INTERCEPT Expansion Into Minority Population
CARE’s 2018 funding of INTERCEPT (Interrogating Cancer in Families Using Proactive Genetic Testing), was designed to focus on the under-studied cohort of patients whose cancer is seemingly not explained by familial occurrence but whose incidence of gene mutation (thus familial) in the general population is thought to be as high as 1 in 5 (20%). The primary goal of this pilot was to determine whether a patient had a sporadic or inherited form of cancer, a critical distinction as it would determine the appropriate cancer treatment decisions for each patient…and make a case for changing current treatment guidelines.
INTERCEPT was so successful that the project, originally estimated 18-24 months in duration, is scheduled to conclude by year end, a total duration of 8 months. The ability of the findings, however, to make a substantial difference in the care of cancer patients nationwide and have the greatest impact on national guidelines, is dependent upon Mayo Clinic increasing its minority enrollment in the INTERCEPT pilot beyond the <3% that resulted from the 4 sites referring patients.
Therefore, CARE has granted funding to expand the pilot to include 400 African American cancer patients at St. Vincent’s Riverside in Florida through the Mayo Cancer Center, where the patient population is 30% African-American. This additional data, following the same study design as the current INTERCEPT pilot, will help substantiate the relevance for the general population…crucial if the goal of changing treatment guidelines is to be realized.

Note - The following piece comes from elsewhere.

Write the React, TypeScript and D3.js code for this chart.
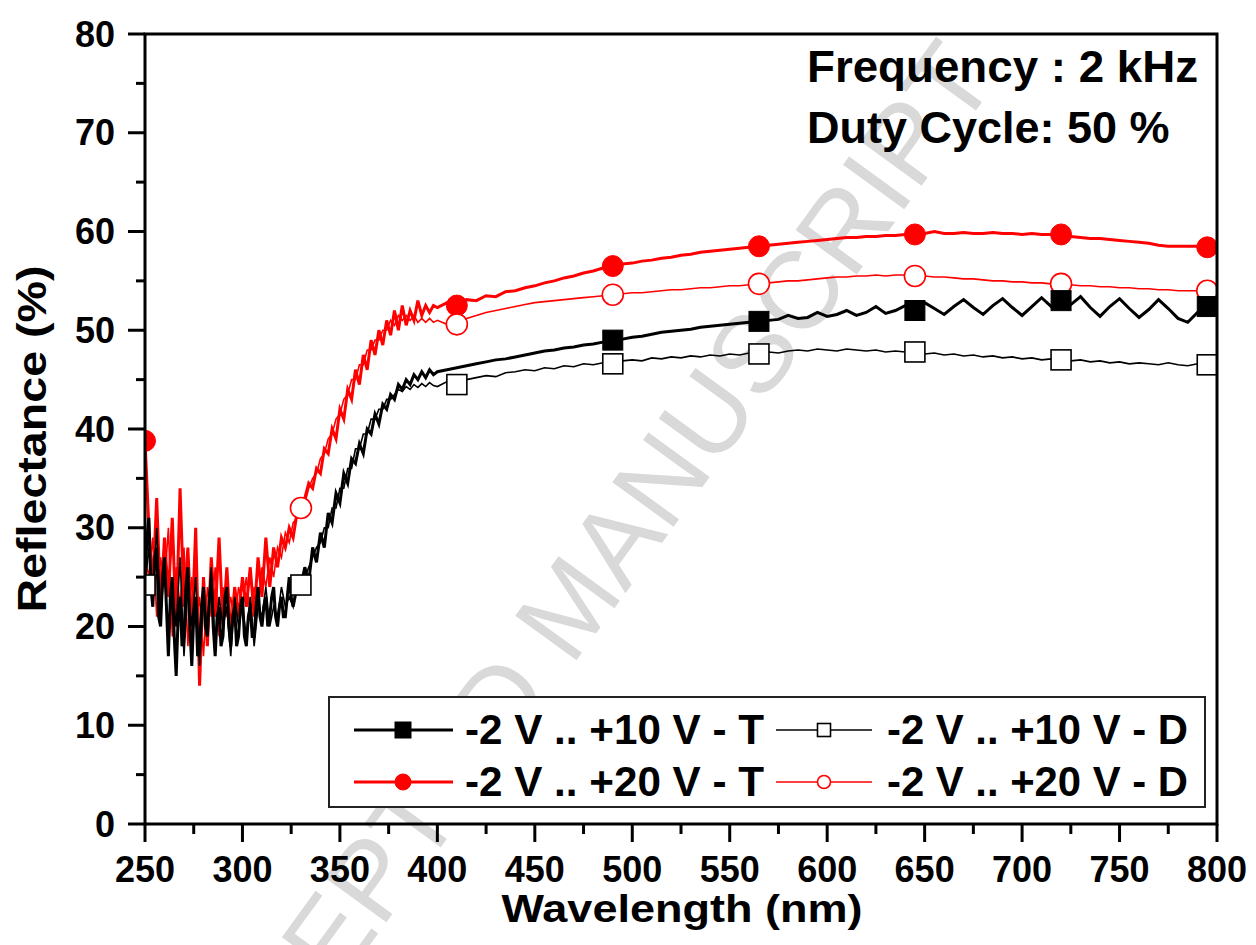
import React from "react";
import * as d3 from "d3";

// ---------- data ----------
const wlDense = d3.range(250, 330, 1); // 250..329 (1 nm)
const wlNoisy = d3.range(250, 400, 2); // 250..398
const wlMid = d3.range(330, 400, 2); // 330..398
const wlSmooth = d3.range(400, 801, 5); // 400..800

const blackT_dense = [24.5, 29, 31, 24, 22, 27, 28, 21, 20, 25, 27, 22, 17, 23, 25, 19, 15, 21, 23, 18, 19, 24, 26, 20, 16, 21, 23, 17, 18, 22, 24, 20, 19, 23, 25, 20, 17, 21, 22, 18, 19, 23, 24, 20, 18, 21, 22, 18, 19, 22, 23, 19, 18, 21, 22, 19, 19, 22, 24, 21, 20, 22, 23, 20, 21, 23, 24, 21, 20, 22, 23, 21, 21, 23, 25, 23, 22, 23, 24.5, 24];
const blackT_mid = [24.2, 26, 24.5, 28, 26.5, 29.5, 28, 31.5, 30.5, 33.5, 32.5, 35.5, 34.5, 37, 36.5, 38.5, 37.5, 40, 39.5, 41.5, 40.5, 42.5, 42, 43.5, 43, 44.5, 44, 45, 44.5, 45.5, 45, 45.8, 45.2, 46, 45.5];
const blackT_smooth = [45.8, 46.0, 46.2, 46.4, 46.6, 46.8, 47.0, 47.1, 47.3, 47.5, 47.7, 47.9, 48.0, 48.2, 48.3, 48.5, 48.6, 48.8, 49.0, 49.1, 49.3, 49.4, 49.6, 49.8, 49.9, 50.0, 50.1, 50.3, 50.4, 50.5, 50.6, 50.7, 50.8, 50.9, 51.0, 51.1, 51.5, 51.2, 51.3, 51.8, 51.4, 51.6, 52.0, 51.5, 51.8, 52.4, 51.7, 52.0, 52.5, 52.0, 52.8, 52.2, 51.6, 52.4, 53.1, 52.3, 51.6, 52.5, 53.2, 52.3, 51.5, 52.4, 53.3, 52.4, 53.0, 52.6, 53.4, 52.3, 51.4, 52.4, 53.2, 52.2, 51.3, 52.1, 53.1, 52.2, 51.2, 50.8, 51.8, 52.4, 52.3];

const blackD_noisy = [24.2, 28, 23, 30, 21, 26, 18, 24, 20, 27, 17, 24, 20, 25, 16, 23, 20, 26, 18, 23, 20, 22, 17, 23, 20, 22, 19, 23, 18, 22, 21, 24, 20, 22, 21, 24, 22, 23, 22, 25, 24.2, 25, 26, 27, 28, 28.5, 30, 30, 32, 32, 34, 34, 36, 36, 38, 38, 39.5, 39.5, 41, 41, 42, 42, 43, 43, 43.5, 44, 43.8, 44.3, 44, 44.5, 44.2, 44.6, 44.3, 44.7, 44.4];
const blackD_smooth = [44.3, 44.8, 44.5, 45.0, 45.2, 45.4, 45.3, 45.7, 45.8, 46.0, 45.9, 46.2, 46.1, 46.4, 46.3, 46.6, 46.5, 46.7, 46.6, 46.9, 47.0, 46.9, 47.2, 47.1, 47.3, 47.2, 47.4, 47.3, 47.5, 47.4, 47.6, 47.5, 47.7, 47.6, 47.8, 47.7, 47.9, 48.0, 47.9, 48.1, 48.0, 47.9, 48.1, 48.0, 47.9, 48.0, 47.8, 47.9, 47.8, 47.8, 47.6, 47.7, 47.5, 47.6, 47.4, 47.5, 47.3, 47.4, 47.2, 47.3, 47.1, 47.2, 47.0, 47.1, 47.0, 46.9, 47.0, 46.8, 46.9, 46.7, 46.8, 46.6, 46.7, 46.6, 46.5, 46.7, 46.5, 46.4, 46.6, 46.5, 46.5];

const redT_noisy = [38.8, 30, 24, 33, 22, 29, 23, 31, 20, 34, 22, 28, 19, 30, 14, 25, 18, 27, 21, 29, 20, 26, 19, 24, 21, 25, 22, 26, 21, 27, 23, 29, 24, 28, 26, 29, 28, 30, 29, 31.5, 32, 33, 34.5, 34, 36, 35.5, 38, 37.5, 40, 39, 42, 41, 44, 43, 46, 44.5, 47.5, 46, 49, 47.5, 50, 48.5, 51, 49.5, 52, 50, 52.5, 50.5, 52, 51, 53, 51.5, 52.5, 51.8, 52.5];
const redT_smooth = [52.3, 52.8, 52.5, 53.1, 53.0, 53.5, 53.4, 53.9, 54.0, 54.3, 54.5, 54.8, 55.0, 55.3, 55.5, 55.8, 56.0, 56.3, 56.5, 56.7, 56.8, 57.0, 57.1, 57.3, 57.4, 57.6, 57.7, 57.9, 58.0, 58.1, 58.2, 58.3, 58.4, 58.5, 58.6, 58.7, 58.8, 58.9, 59.0, 59.1, 59.2, 59.3, 59.4, 59.4, 59.5, 59.5, 59.6, 59.6, 59.7, 59.7, 59.8, 60.0, 59.8, 59.8, 59.9, 59.8, 59.8, 59.9, 59.8, 59.8, 59.7, 59.8, 59.7, 59.7, 59.7, 59.5, 59.4, 59.3, 59.3, 59.2, 59.1, 59.0, 58.9, 58.8, 58.6, 58.5, 58.5, 58.5, 58.5, 58.4, 58.4];

const redD_noisy = [27, 25, 29, 21, 27, 24, 30, 19, 26, 22, 28, 18, 25, 20, 23, 17, 24, 21, 26, 19, 24, 21, 23, 20, 24, 22, 25, 21, 24, 22, 26, 24, 27, 25, 28, 27, 29.5, 28.5, 30.5, 31, 32, 32.5, 34, 35, 35.5, 37, 37.5, 39, 39.5, 41, 41.5, 43, 43.5, 45, 45, 46.5, 46.5, 48, 48, 49, 49, 50, 50, 51, 50.5, 51.5, 51, 51.5, 51, 51.5, 50.8, 51.2, 50.8, 51.2, 50.8];
const redD_smooth = [51.0, 50.6, 50.6, 51.2, 51.5, 51.8, 52.0, 52.2, 52.4, 52.6, 52.8, 52.9, 53.0, 53.1, 53.2, 53.3, 53.4, 53.5, 53.6, 53.7, 53.8, 53.8, 53.9, 54.0, 54.1, 54.1, 54.2, 54.3, 54.3, 54.4, 54.5, 54.5, 54.6, 54.7, 54.8, 54.9, 55.0, 55.0, 55.1, 55.2, 55.3, 55.4, 55.4, 55.5, 55.5, 55.6, 55.5, 55.6, 55.6, 55.5, 55.5, 55.4, 55.4, 55.3, 55.2, 55.2, 55.1, 55.0, 55.0, 54.9, 54.9, 54.8, 54.8, 54.7, 54.7, 54.6, 54.5, 54.5, 54.4, 54.4, 54.3, 54.3, 54.2, 54.2, 54.1, 54.1, 54.0, 54.0, 54.0, 54.0, 54.0];

const markBlackT = [488, 566, 643, 720, 796];
const markBlackD = [250, 330, 410, 488, 566, 643, 720, 796];
const markRedT = [250, 410, 488, 566, 643, 720, 796];
const markRedD = [330, 410, 488, 566, 643, 720, 796];

const legendLabels = [
  "-2 V .. +10 V - T",
  "-2 V .. +10 V - D",
  "-2 V .. +20 V - T",
  "-2 V .. +20 V - D",
];
const xTicks = [250, 300, 350, 400, 450, 500, 550, 600, 650, 700, 750, 800];
const yTicks = [0, 10, 20, 30, 40, 50, 60, 70, 80];
const infoLines = ["Frequency : 2 kHz", "Duty Cycle: 50 %"];
const xTitle = "Wavelength (nm)";
const yTitle = "Reflectance (%)";
const watermark = "ACCEPTED MANUSCRIPT";

// ---------- layout ----------
const W = 1256, H = 945;
const L = 145, R = 1217, T = 34, B = 824;
const FONT = "'Liberation Sans', Arial, Helvetica, sans-serif";

type Pt = [number, number];
function build(...segs: [number[], number[]][]): Pt[] {
  const a: Pt[] = [];
  for (const [grid, vals] of segs) {
    const n = Math.min(grid.length, vals.length);
    for (let i = 0; i < n; i++) a.push([grid[i], vals[i]]);
  }
  return a;
}
function nearest(data: Pt[], w: number): Pt {
  let best = data[0];
  for (const p of data) if (Math.abs(p[0] - w) < Math.abs(best[0] - w)) best = p;
  return best;
}

const series = [
  { data: build([wlDense, blackT_dense], [wlMid, blackT_mid], [wlSmooth, blackT_smooth]), color: "#000", width: 3, marks: markBlackT, shape: "square", filled: true },
  { data: build([wlNoisy, blackD_noisy], [wlSmooth, blackD_smooth]), color: "#000", width: 1.6, marks: markBlackD, shape: "square", filled: false },
  { data: build([wlNoisy, redT_noisy], [wlSmooth, redT_smooth]), color: "#ff0000", width: 3, marks: markRedT, shape: "circle", filled: true },
  { data: build([wlNoisy, redD_noisy], [wlSmooth, redD_smooth]), color: "#ff0000", width: 1.6, marks: markRedD, shape: "circle", filled: false },
];
const drawOrder = [2, 3, 0, 1];

function Marker({ x, y, shape, filled, color, size }: any) {
  const fill = filled ? color : "#fff";
  const sw = filled ? 1 : 1.6;
  if (shape === "square")
    return <rect x={x - size / 2} y={y - size / 2} width={size} height={size} fill={fill} stroke={color} strokeWidth={sw} />;
  return <circle cx={x} cy={y} r={size / 2} fill={fill} stroke={color} strokeWidth={sw} />;
}

export default function App() {
  const x = d3.scaleLinear().domain([250, 800]).range([L, R]);
  const y = d3.scaleLinear().domain([0, 80]).range([B, T]);
  const line = d3.line<Pt>().x((d) => x(d[0])).y((d) => y(d[1]));

  const xMinor = d3.range(275, 800, 50);
  const yMinor = d3.range(5, 80, 10);

  const legendRows = [730, 782];
  const legendCols = [
    { x1: 354, x2: 453, mx: 403, tx: 465, tl: 299 },
    { x1: 776, x2: 872, mx: 824, tx: 887, tl: 301 },
  ];

  return (
    <svg width={W} height={H} style={{ position: "absolute", left: 0, top: 0, display: "block" }} fontFamily={FONT}>
      <rect width={W} height={H} fill="#fff" />
      <defs>
        <clipPath id="plot">
          <rect x={L} y={T} width={R - L} height={B - T} />
        </clipPath>
      </defs>

      {/* watermark */}
      <text transform="translate(600,628) rotate(-54)" textAnchor="middle" fontSize={110} fill="#d9d9d9">
        {watermark}
      </text>

      {/* data */}
      <g clipPath="url(#plot)">
        {drawOrder.map((i) => {
          const s = series[i];
          return (
            <g key={i}>
              <path d={line(s.data) || ""} fill="none" stroke={s.color} strokeWidth={s.width} strokeLinejoin="miter" />
              {s.marks.map((w, j) => {
                const p = nearest(s.data, w);
                return (
                  <Marker key={j} x={x(p[0])} y={y(p[1])} shape={s.shape} filled={s.filled} color={s.color} size={s.shape === "square" ? 20 : 21} />
                );
              })}
            </g>
          );
        })}
      </g>

      {/* frame */}
      <rect x={L} y={T} width={R - L} height={B - T} fill="none" stroke="#000" strokeWidth={3} />

      {/* y axis ticks */}
      {yTicks.map((t) => (
        <g key={"y" + t}>
          <line x1={L - 17} x2={L} y1={y(t)} y2={y(t)} stroke="#000" strokeWidth={3} />
          <text x={115} y={y(t) + 12.5} textAnchor="end" fontSize={36} fontWeight="bold">
            {t}
          </text>
        </g>
      ))}
      {yMinor.map((t) => (
        <line key={"ym" + t} x1={L - 9} x2={L} y1={y(t)} y2={y(t)} stroke="#000" strokeWidth={3} />
      ))}

      {/* x axis ticks */}
      {xTicks.map((t) => (
        <g key={"x" + t}>
          <line x1={x(t)} x2={x(t)} y1={B} y2={B + 18} stroke="#000" strokeWidth={3} />
          <text x={x(t)} y={882} textAnchor="middle" fontSize={36} fontWeight="bold">
            {t}
          </text>
        </g>
      ))}
      {xMinor.map((t) => (
        <line key={"xm" + t} x1={x(t)} x2={x(t)} y1={B} y2={B + 10} stroke="#000" strokeWidth={3} />
      ))}

      {/* axis titles */}
      <text x={682} y={922} textAnchor="middle" fontSize={39} fontWeight="bold" textLength={361} lengthAdjust="spacingAndGlyphs">
        {xTitle}
      </text>
      <text transform="translate(46,439) rotate(-90)" textAnchor="middle" fontSize={41} fontWeight="bold" textLength={347} lengthAdjust="spacingAndGlyphs">
        {yTitle}
      </text>

      {/* info text */}
      <text x={807} y={82} fontSize={45} fontWeight="bold" textLength={391} lengthAdjust="spacingAndGlyphs">
        {infoLines[0]}
      </text>
      <text x={807} y={143} fontSize={45} fontWeight="bold">
        {infoLines[1]}
      </text>

      {/* legend */}
      <rect x={329} y={697} width={876} height={110} fill="#fff" stroke="#222" strokeWidth={2} />
      {series.map((s, i) => {
        const row = legendRows[Math.floor(i / 2)];
        const col = legendCols[i % 2];
        return (
          <g key={"lg" + i}>
            <line x1={col.x1} x2={col.x2} y1={row} y2={row} stroke={s.color} strokeWidth={s.width} />
            <Marker x={col.mx} y={row} shape={s.shape} filled={s.filled} color={s.color} size={s.filled ? 16 : 13} />
            <text x={col.tx} y={row + 14} fontSize={42} fontWeight="bold" textLength={col.tl} lengthAdjust="spacingAndGlyphs">
              {legendLabels[i]}
            </text>
          </g>
        );
      })}
    </svg>
  );
}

Continuing the Advancement of the Cellular Therapy Research Program Launched with CARE Funds in 2018
Through CARE’s seed funding of this Program in 2018, a solid foundation has been established for the Cellular Therapy Research Program at HHRI: Key experts and collaborators have been recruited, laboratory resources have been developed and expanded, and accelerated progress toward applying successes in immunology to individual patient treatment were realized. With CARE’s 2019 continued support of this Program, this vital work can be expanded to enable the Program to continue to grow, make progress toward becoming self-sustaining, and begin to provide new treatment to patients.
Physician Scientists will be able to further develop protocols for cellular therapy and banking of biological samples; deepen collaborations that will leverage knowledge about how the outcomes of drug combination treatments can be enhanced.
· The state of the art HonorHealth laboratory development and biobanking will continue unabated, ensuring biological collections meet the needs of HH physician-scientists; HH will continue working with the Early Detection Program to improve integration of clinical information gathered from electronic medical records.
CARE’s support in 2019 will help expand the TIL therapy program, launched in 2018 with CARE support, to enable treatment of individual cancer patients with their own modified cells to help them fight their cancers.